Sunday, March 13, 2011

Weekend (and Crossover) Reviews

Susan Carpenter reviews Brandon Mull's Beyonders for the Los Angeles Times's "Not Just for Kids" column.

Bill Eichenberger reviews David Halperin's Journal of a UFO Investigator: A Novel for the Pittsburgh Post-Gazette. ("...as much a philosophic treatise as it is a voyage through fantastical worlds")

Summer Moore considers the seventh in James Patterson's Maximum Ride series Angel in the Winston-Salem Journal. (..."a strong installment in the series. It is full of fight scenes mixed with puppy love and many fantastic flying descriptions that will make readers wish they had wings.")

Sharon Galligar Chance reviews Ireland-centered books, one of them a Young Adult title (The Book of Tomorrow, by Cecelia Ahern), for the Ventura County Star. ("Ahern, who is the daughter of the former prime minister of Ireland, is well known for her sassy, brassy, chick-lit novels, and "The Book of Tomorrow" is no exception to the rule.")

Jodi Delong reviews a flipbook ("...two stories, back to back... you read one story by one author, and then flip the book over to read the second story") for teens by Christy Ann Conlin for The Chronicle Herald (Halifax).

Darcey Steinke reviews Judy Blundell's Strings Attached for the New York Times.


Meghan Cox Gurdon reviews Tim Wynne-Jones's Blink & Caution for the Wall Street Journal.  Gurdon finds the book good, but objects to some of the language and imagery: "...perhaps because the book is so skillfully wrought, one wishes that it could have been written without not just foul language but also foully specific images, such as that of a 16-year-old girl sleeping with a sadistic drug dealer." Hmmm....I'm putting Blink & Caution next on my crossover-reading list.

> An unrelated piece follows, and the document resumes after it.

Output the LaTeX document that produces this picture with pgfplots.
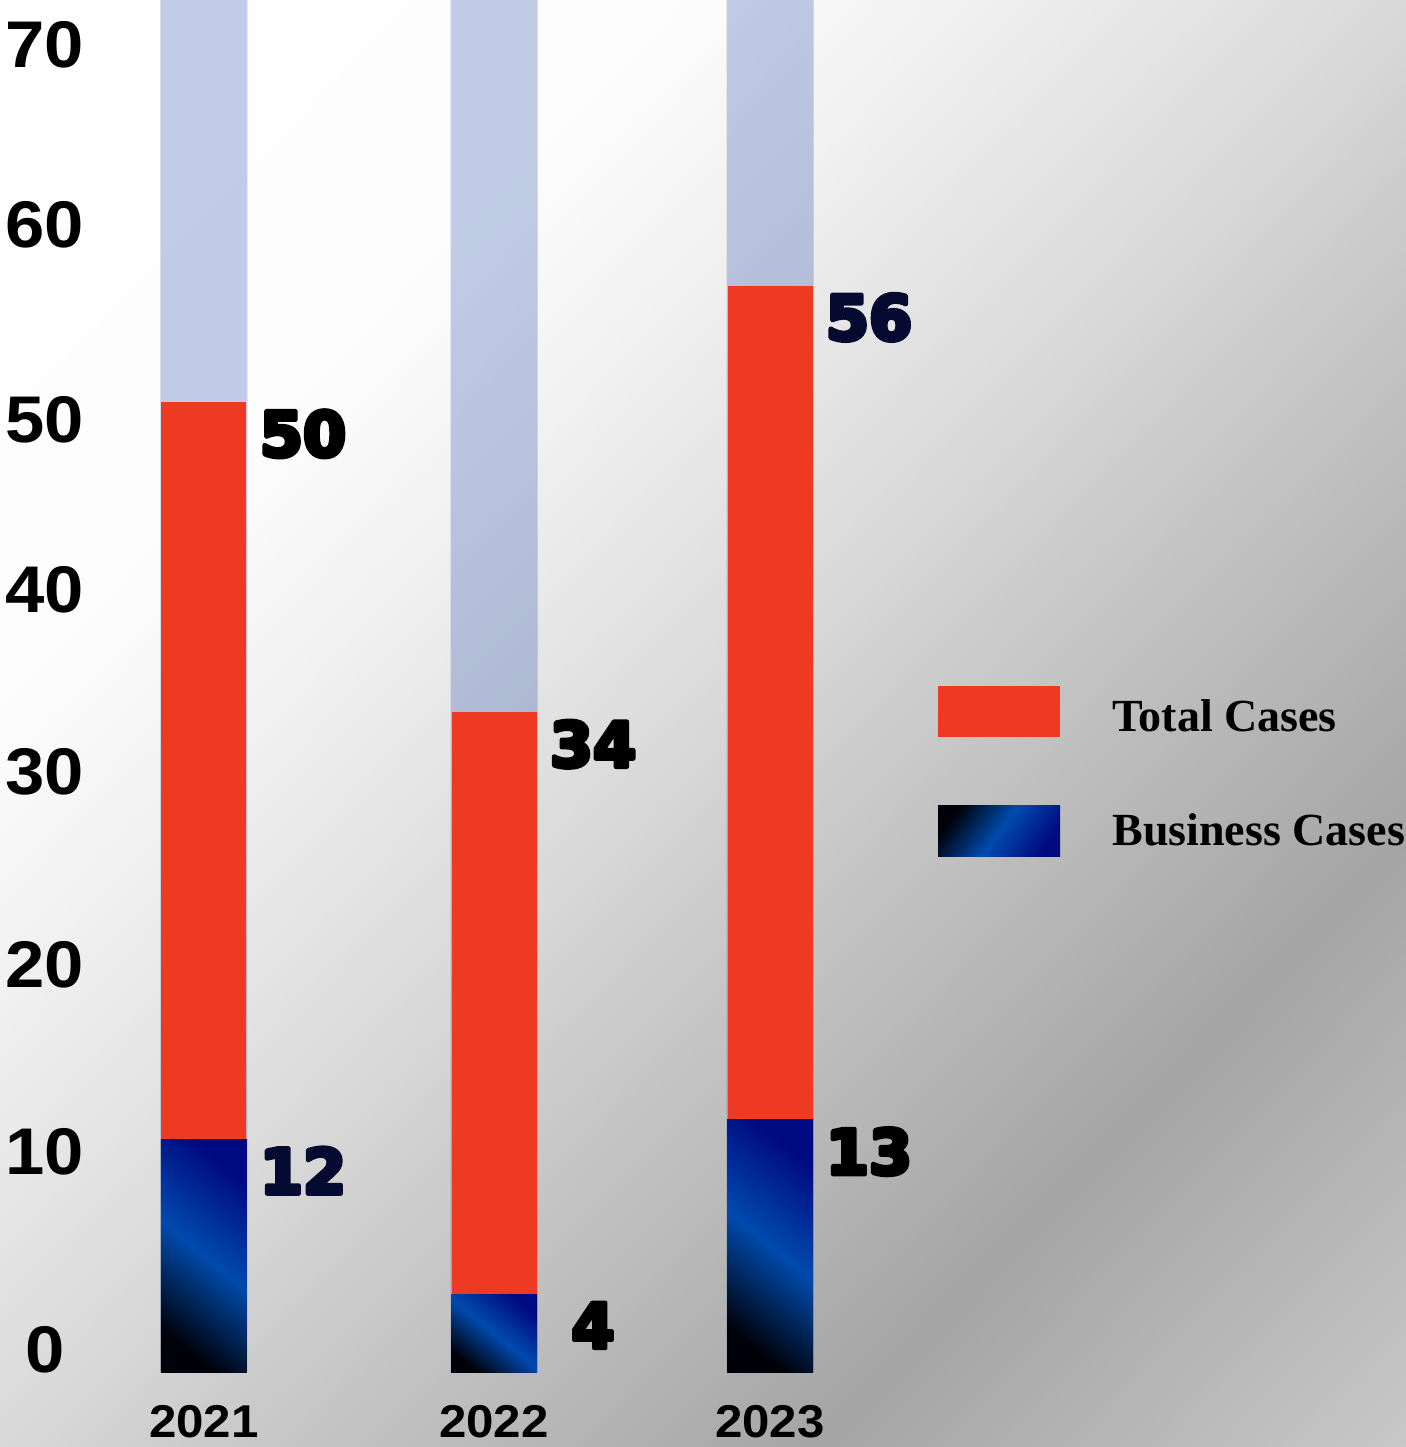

Graham Moore reviews the new Sherlock Holmes YA, Death Cloud, by Andrew Lane for the New York Times. (The NYT is a bit behind with their YA reviews this month.  Strings Attached and Death Cloud have been reviewed elsewhere for weeks.  Oh, but here's a new title: Pamela Paul takes a look at Deadly, by Chibarro, in the Children's Bookshelf column: "...the rare Y.A. novel in which a girl’s intellectual interests trump adolescent romance.")

Karen MacPherson reviews books for kids with disability themes for abcactionnews.com.  Two of the titles MacPherson discusses are Jordan Sonnenblick's After Ever After and Antony John's Five Flavors of Dumb.


Molly Fischer considers Tea Obreht's The Tiger's Wife in the The New York Observer. Fischer begins the review with "A young-adult novel is like porn: hard to define, but you know it when you see it" and compares The Tiger's Wife, which has been reviewed positively elsewhere, to a children's or YA novel in its structure and themes.  In other words, a crossover book, but not in a good way, at least according to Fischer.

Christy Ann Conlin (whose own YA novel was reviewed this week by Jodi Delong and cited in this post) reviews Michelle Paver's first adult novel Dark Matter: A Ghost Story for The Globe and Mail.  (Paver is the author of the Chronicles of Ancient Darkness series.)